Question on parameter glayerwise

jaehong31 / CGES

Combined Group and Exclusive Sparsity for Deep Neural Networks, ICML 2017

32 stars 9 forks source link

Question on parameter glayerwise #4

Closed lizhenstat closed 4 years ago

lizhenstat commented 5 years ago

Hi, thanks for your work I have one question on utils.py, what is the following parameter mean? glayerwise = [1.,1.0, 1./15, 1./144] elayerwise = [1.,0.5, 15., 144.]

Thanks in advance

lizhenstat commented 5 years ago

Hi, can you post the value of mu_l in cifar10 dataset? (what is the m there) Thanks a lot

lizhenstat commented 5 years ago

@jaehong-yoon93

jaehong31 commented 5 years ago

@lizhenstat Hi, Sorry for late check. This is just because the conv params, and fc params show different distribution. You can easily think that we use different hyperparameter to conv and fc for proper pruning.

jaehong31 commented 5 years ago

@lizhenstat Thus, If you apply the model on other datasets, it depends on the condition of other parameters and sparsification level.

lizhenstat commented 5 years ago

@jaehong-yoon93 thanks for your replying. However, I still cannot figure how you apply this equation get the above numbers(1, 15,144). Can you explain it in more detail? Is this pruning parameter different from the following equation in Section3.2 $\mu _{l}=m+ (1-2m)\frac{l}{L-1}$ Thanks in advance

jackliu333 commented 5 years ago

@jaehong-yoon93 thanks for your replying. However, I still cannot figure how you apply this equation get the above numbers(1, 15,144). Can you explain it in more detail? Is this pruning parameter different from the following equation in Section3.2 Thanks in advance

Same here, not sure how it's applied in the code.
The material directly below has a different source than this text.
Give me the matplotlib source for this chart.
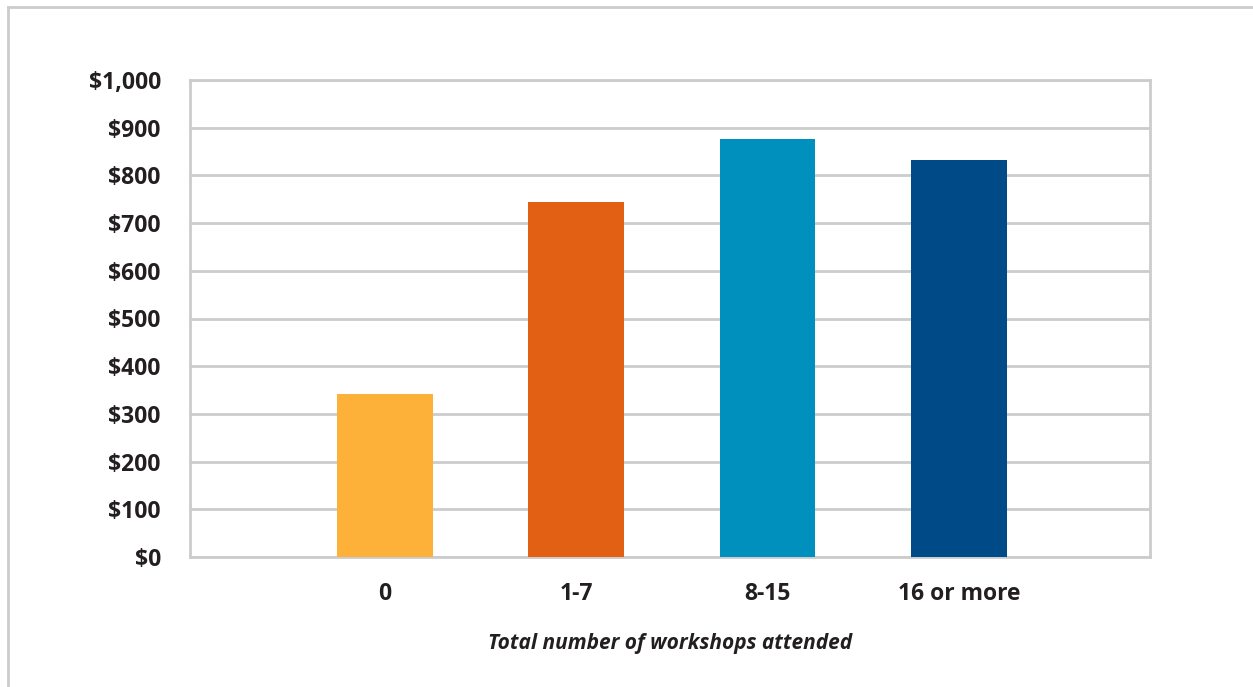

Could you shed some light? @jaehong-yoon93

jaehong31 commented 5 years ago

Well, in the code, we can say that this is a little bit of modified version (but still minor). We can easily understand that this just changes the scale of utilization btw two sparsifications drastically at higher fc layer than original version; much higher exclusive sparsification, and much lower group sparsification at higher fc layer(it is consistent to our intuition). Also, the exact values on that are not from sophisticated tuning, thus you can use any tuned parameters, do not worry about it. I think '0.5' in elayerwise has no specific meaning, that's okay to change '1' or something, actually I have no idea where it comes from.